Marvel: Empire of Power

Chapter 35: The London Fog and a Different Kind of War



The destruction of Chateau de Corbeau sent ripples through the Nazi occupation forces in Normandy and, more discreetly, through the intelligence agencies of the beleaguered Allies. The official German explanation was a catastrophic accident involving volatile chemicals, but the completeness of the destruction, the precision targeting of critical infrastructure, and the rumors of expertly neutralized SS guards suggested something far more deliberate. For the local French Resistance, it was a much-needed morale boost, a sign that the seemingly invincible occupiers were not untouchable. For Elias Thorne, it was a successful proof of concept: Logan, when properly directed, was a devastatingly effective instrument of sabotage and targeted destruction.

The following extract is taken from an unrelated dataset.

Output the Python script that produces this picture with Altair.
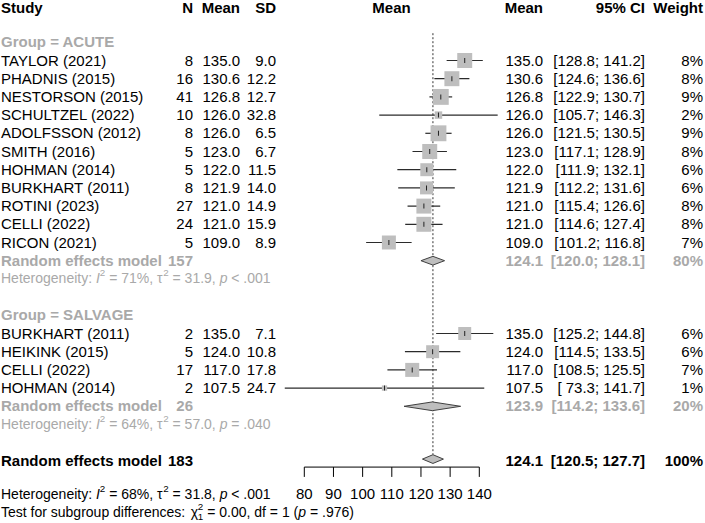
import altair as alt
import pandas as pd

# ---- study-level data -------------------------------------------------
acute_study = ["TAYLOR (2021)", "PHADNIS (2015)", "NESTORSON (2015)", "SCHULTZEL (2022)",
               "ADOLFSSON (2012)", "SMITH (2016)", "HOHMAN (2014)", "BURKHART (2011)",
               "ROTINI (2023)", "CELLI (2022)", "RICON (2021)"]
acute_n = [8, 16, 41, 10, 8, 5, 5, 8, 27, 24, 5]
acute_mean = [135.0, 130.6, 126.8, 126.0, 126.0, 123.0, 122.0, 121.9, 121.0, 121.0, 109.0]
acute_sd = [9.0, 12.2, 12.7, 32.8, 6.5, 6.7, 11.5, 14.0, 14.9, 15.9, 8.9]
acute_lo = [128.8, 124.6, 122.9, 105.7, 121.5, 117.1, 111.9, 112.2, 115.4, 114.6, 101.2]
acute_hi = [141.2, 136.6, 130.7, 146.3, 130.5, 128.9, 132.1, 131.6, 126.6, 127.4, 116.8]
acute_weight = [8, 8, 9, 2, 9, 8, 6, 6, 8, 8, 7]

salvage_study = ["BURKHART (2011)", "HEIKINK (2015)", "CELLI (2022)", "HOHMAN (2014)"]
salvage_n = [2, 5, 17, 2]
salvage_mean = [135.0, 124.0, 117.0, 107.5]
salvage_sd = [7.1, 10.8, 17.8, 24.7]
salvage_lo = [125.2, 114.5, 108.5, 73.3]
salvage_hi = [144.8, 133.5, 125.5, 141.7]
salvage_weight = [6, 6, 7, 1]

# pooled random-effects estimates: ACUTE, SALVAGE, overall
pooled_n = [157, 26, 183]
pooled_mean = [124.1, 123.9, 124.1]
pooled_lo = [120.0, 114.2, 120.5]
pooled_hi = [128.1, 133.6, 127.7]
pooled_weight = [80, 20, 100]
het_i2 = [71, 64, 68]
het_tau2 = [31.9, 57.0, 31.8]
het_p = ["< .001", "= .040", "< .001"]
subgroup_chi2 = "0.00"
subgroup_df = 1
subgroup_p = ".976"

axis_ticks = [80, 90, 100, 110, 120, 130, 140]

# ---- layout -------------------------------------------------------------
W, H = 705, 523
FONT = "Liberation Sans"
GREY = "#a9a9a9"
BLACK = "#000000"
ROW_H = 18.2
ROW0_PX = 60.5
Y0 = -ROW0_PX / ROW_H
Y1 = Y0 + H / ROW_H
PX_PER_UNIT = 175 / 60
X0 = 80 - 304.3 / PX_PER_UNIT
X1 = X0 + W / PX_PER_UNIT
SQUARE_AREA_PER_PCT = 28  # square area (px^2) per percent of weight
STAT_SIZE = 14.0

YSCALE = alt.Scale(domain=[Y0, Y1], range=[0, H], nice=False, zero=False)
XSCALE = alt.Scale(domain=[X0, X1], range=[0, W], nice=False, zero=False)


def Y(field="r"):
    return alt.Y(f"{field}:Q", scale=YSCALE, axis=None)


def X(field):
    return alt.X(f"{field}:Q", scale=XSCALE, axis=None)


# column anchors (pixels)
COL_STUDY = 1
COL_N = 193
COL_MEAN = 240
COL_SD = 276
COL_PLOT = 391.5
COL_EST = 543
COL_CI = 645
COL_W = 703

# Arial/Liberation advance widths (1/1000 em) for the rich-text lines
ADV = {" ": 278, "%": 889, "(": 333, ")": 333, ",": 278, ".": 278, ":": 278, ";": 278,
       "<": 584, "=": 584, "H": 722, "I": 278, "T": 611, "a": 556, "b": 556, "c": 500,
       "d": 556, "e": 556, "f": 278, "g": 556, "h": 556, "i": 222, "n": 556, "o": 556,
       "p": 556, "r": 333, "s": 500, "t": 278, "u": 556, "y": 500, "τ": 440, "χ": 500}


def adv(s, size):
    return sum(ADV.get(c, 556) for c in s) * size / 1000


def txt(rows, x, align="left", size=15, weight="normal", style="normal", color=BLACK, dy=0):
    df = pd.DataFrame(rows, columns=["r", "t"])
    return alt.Chart(df).mark_text(
        align=align, baseline="middle", font=FONT, fontSize=size,
        fontWeight=weight, fontStyle=style, color=color, dy=dy
    ).encode(x=alt.value(x), y=Y(), text="t:N")


def rich(parts, r, color, size=STAT_SIZE, x0=1.0):
    out = []
    x = x0
    small = size * 0.7
    for text, kind in parts:
        if kind in ("n", "i"):
            body = text.lstrip(" ")
            lead = adv(text[: len(text) - len(body)], size)
            out.append(txt([(r, body)], x + lead, size=size,
                           style="italic" if kind == "i" else "normal", color=color))
            x += adv(text, size)
        elif kind == "sup":
            out.append(txt([(r, text)], x, size=small, color=color, dy=-5.5))
            x += adv(text, small)
        else:  # stacked superscript / subscript
            sup, sub = text
            out.append(txt([(r, sup)], x, size=small, color=color, dy=-5.5))
            out.append(txt([(r, sub)], x, size=small, color=color, dy=4.5))
            x += max(adv(sup, small), adv(sub, small))
    return out


def het_parts(i):
    return [("Heterogeneity: ", "n"), ("I", "i"), ("2", "sup"),
            (f" = {het_i2[i]}%, ", "n"), ("τ", "n"), ("2", "sup"),
            (f" = {het_tau2[i]:.1f}, ", "n"), ("p", "i"), (f" {het_p[i]}", "n")]


# ---- row table for individual studies --------------------------------------
ACUTE_ROWS = list(range(0, 11))
SALVAGE_ROWS = list(range(15, 19))
POOLED_ROWS = [11, 19, 22]
HET_ROWS = [12, 20, 23.85]
HEADER_ROW = -2.9
GROUP_ROWS = [-1, 14]

studies = pd.DataFrame({
    "r": ACUTE_ROWS + SALVAGE_ROWS,
    "study": acute_study + salvage_study,
    "n": acute_n + salvage_n,
    "mean": acute_mean + salvage_mean,
    "sd": acute_sd + salvage_sd,
    "lo": acute_lo + salvage_lo,
    "hi": acute_hi + salvage_hi,
    "w": acute_weight + salvage_weight,
})
# weight squares: area proportional to the study weight
half_px = (studies["w"] * SQUARE_AREA_PER_PCT) ** 0.5 / 2
studies["sx1"] = studies["mean"] - half_px / PX_PER_UNIT
studies["sx2"] = studies["mean"] + half_px / PX_PER_UNIT
studies["sy1"] = studies["r"] - half_px / ROW_H
studies["sy2"] = studies["r"] + half_px / ROW_H

# ---- graphical marks --------------------------------------------------------
pooled = pd.DataFrame({"r": POOLED_ROWS, "mean": pooled_mean, "lo": pooled_lo,
                       "hi": pooled_hi})
pooled.loc[2, "r"] = 21.9
HALF = 0.24
dia_rows = []
for k, row in pooled.iterrows():
    dia_rows += [
        {"id": k, "x": row["lo"], "y": row["r"], "y2": row["r"]},
        {"id": k, "x": row["mean"], "y": row["r"] - HALF, "y2": row["r"] + HALF},
        {"id": k, "x": row["hi"], "y": row["r"], "y2": row["r"]},
    ]
diamonds = alt.Chart(pd.DataFrame(dia_rows)).mark_area(
    orient="vertical", fill="#bebebe", stroke="#404040", strokeWidth=1, opacity=1
).encode(x=X("x"), y=Y("y"), y2="y2:Q", detail="id:N")

ref_line = alt.Chart(pd.DataFrame({"v": [pooled_mean[2]], "y": [-1.5], "y2": [21.65]})).mark_rule(
    color="#333333", strokeWidth=1, strokeDash=[2, 2]
).encode(x=X("v"), y=Y("y"), y2="y2:Q")

ci_lines = alt.Chart(studies).mark_rule(color="#2b2b2b", strokeWidth=1.2).encode(
    x=X("lo"), x2="hi:Q", y=Y())

squares = alt.Chart(studies).mark_rect(color="#bebebe", opacity=1).encode(
    x=X("sx1"), x2="sx2:Q", y=Y("sy1"), y2="sy2:Q")

centres = alt.Chart(studies).mark_tick(
    orient="vertical", size=5, thickness=1, color="#222222", opacity=1
).encode(x=X("mean"), y=Y())

AXIS_Y, TICK_Y2, LABEL_Y = 22.34, 22.88, 23.82
axis_line = alt.Chart(pd.DataFrame({"a": [axis_ticks[0]], "b": [axis_ticks[-1]], "r": [AXIS_Y]})).mark_rule(
    color=BLACK, strokeWidth=1).encode(x=X("a"), x2="b:Q", y=Y())
ticks_df = pd.DataFrame({"v": axis_ticks, "r": AXIS_Y, "r2": TICK_Y2,
                         "lab": [str(t) for t in axis_ticks], "rl": LABEL_Y})
axis_ticks_m = alt.Chart(ticks_df).mark_rule(color=BLACK, strokeWidth=1).encode(
    x=X("v"), y=Y(), y2="r2:Q")
axis_labels = alt.Chart(ticks_df).mark_text(
    font=FONT, fontSize=15, baseline="middle", align="center", color=BLACK
).encode(x=X("v"), y=Y("rl"), text="lab:N")

# ---- text columns -----------------------------------------------------------
layers = [ref_line, ci_lines, squares, centres, diamonds, axis_line, axis_ticks_m, axis_labels]

# header
for label, x, align in [("Study", COL_STUDY, "left"), ("N", COL_N, "right"),
                        ("Mean", COL_MEAN, "right"), ("SD", COL_SD, "right"),
                        ("Mean", COL_PLOT, "center"), ("Mean", COL_EST, "right"),
                        ("95% CI", COL_CI, "right"), ("Weight", COL_W, "right")]:
    layers.append(txt([(HEADER_ROW, label)], x, align=align, weight="bold"))

# subgroup titles
layers.append(txt([(GROUP_ROWS[0], "Group = ACUTE"), (GROUP_ROWS[1], "Group = SALVAGE")],
                  COL_STUDY, weight="bold", color=GREY))

# study rows
rs = studies["r"].tolist()
layers.append(txt(list(zip(rs, studies["study"])), COL_STUDY))
layers.append(txt(list(zip(rs, studies["n"].astype(str))), COL_N, align="right"))
layers.append(txt(list(zip(rs, [f"{v:.1f}" for v in studies["mean"]])), COL_MEAN, align="right"))
layers.append(txt(list(zip(rs, [f"{v:.1f}" for v in studies["sd"]])), COL_SD, align="right"))
layers.append(txt(list(zip(rs, [f"{v:.1f}" for v in studies["mean"]])), COL_EST, align="right"))
layers.append(txt(list(zip(rs, [f"[{a:5.1f}; {b:5.1f}]" for a, b in zip(studies["lo"], studies["hi"])])),
                  COL_CI, align="right"))
layers.append(txt(list(zip(rs, [f"{w}%" for w in studies["w"]])), COL_W, align="right"))

# pooled rows
for i, r in enumerate(POOLED_ROWS):
    col = GREY if i < 2 else BLACK
    layers.append(txt([(r, "Random effects model")], COL_STUDY, weight="bold", color=col))
    layers.append(txt([(r, str(pooled_n[i]))], COL_N, align="right", weight="bold", color=col))
    layers.append(txt([(r, f"{pooled_mean[i]:.1f}")], COL_EST, align="right", weight="bold", color=col))
    layers.append(txt([(r, f"[{pooled_lo[i]:5.1f}; {pooled_hi[i]:5.1f}]")], COL_CI, align="right",
                      weight="bold", color=col))
    layers.append(txt([(r, f"{pooled_weight[i]}%")], COL_W, align="right", weight="bold", color=col))

# heterogeneity statistics
for i, r in enumerate(HET_ROWS):
    layers += rich(het_parts(i), r, GREY if i < 2 else BLACK)

layers += rich([("Test for subgroup differences: ", "n"), ("χ", "n"),
                (("2", str(subgroup_df)), "supsub"),
                (f" = {subgroup_chi2}, df = {subgroup_df} (", "n"), ("p", "i"),
                (f" = {subgroup_p})", "n")], 24.85, BLACK)

chart = alt.layer(*layers).properties(
    width=W, height=H, padding=0, autosize="none", background="white"
).configure_view(stroke=None)

chart.save("out.html", embed_options={"renderer": "svg", "actions": False})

The acquisition of a full Prime Essence Shard, albeit pieced together from Hessler's minor augmentations and the "echo" of the monstrous Subjekt Gamma, opened a new avenue for Elias. The System now indicated he had the baseline requirement to attempt prototyping the ["Feral Striker" (Tier 2) Troop Template]. However, the energy cost was immense, and success was not guaranteed. He decided to hold off on immediate development, needing to conserve his vast but not infinite energy reserves and preferring to further refine Logan's integration first. The Shard was a key, but he wasn't ready to unlock that particular door just yet.

With Chateau de Corbeau neutralized, Elias shifted his European focus. The intel from Hessler's satchel, combined with ongoing analysis by Dr. Finch and Anya (who was now coordinating a small, highly discreet network of informants and observers across several neutral and occupied countries, her anachronistically secure communication methods a marvel of Elias's subtle technological influence), pointed towards other, similar Nazi research facilities. But attacking them one by one was a reactive strategy. Elias preferred to be proactive. He needed better intelligence, higher-level access. He needed to get closer to the nerve centers of the Allied war effort, particularly British intelligence, which, despite its recent setbacks, was renowned for its sophisticated networks and global reach.

His new alias, "Mr. Andre Blanchard, Swiss industrialist with valuable Continental contacts," was already established. Now, he needed to make himself indispensable. He possessed something few in the Allied camp had: recent, firsthand intelligence on the inner workings of at least one Nazi "unconventional warfare" program, and a proven, if completely deniable, capability to act upon such intelligence.

Leaving Logan in the temporary care of Vivienne Dubois's Resistance cell (a risky but necessary move, with Vivienne now holding a healthy respect tinged with fear for Elias's "associate" after the Chateau's spectacular demise – Logan, for his part, seemed to tolerate the rustic, no-nonsense Resistance fighters more than city life), Elias, along with Anya, made a perilous journey. Not back across the Atlantic, but across the English Channel.

Their passage was arranged through different, more established (and even more expensive) black market channels – those specializing in extracting downed Allied airmen or smuggling high-value individuals out of Occupied Europe. It involved a midnight rendezvous with a fishing trawler on a deserted stretch of coast, a tense crossing dodging Kriegsmarine patrols and Luftwaffe spotter planes, and finally, a discreet landing in a fog-shrouded inlet in Kent.

London in late 1940 was a city under siege. The Blitz was in full swing. Air raid sirens wailed nightly, ack-ack guns thundered, and the smoky haze from countless fires mingled with the ever-present fog, creating an almost surreal, Dantean landscape. But beneath the grim determination and the rubble, the machinery of war and intelligence ground relentlessly on.

Elias, as "Mr. Blanchard," accompanied by "Miss Sharma, his highly capable private secretary," quickly established contact with certain discreet elements within the British intelligence community. He didn't walk into MI6 headquarters; his approach was far more subtle, through layers of cutouts and intermediaries Dr. Finch had identified from pre-war academic and financial circles. He offered tantalizing fragments of information – sanitized versions of what Logan had recovered from Chateau de Corbeau, hints about Nazi biological research programs, presented as intel gathered through his "Continental business network."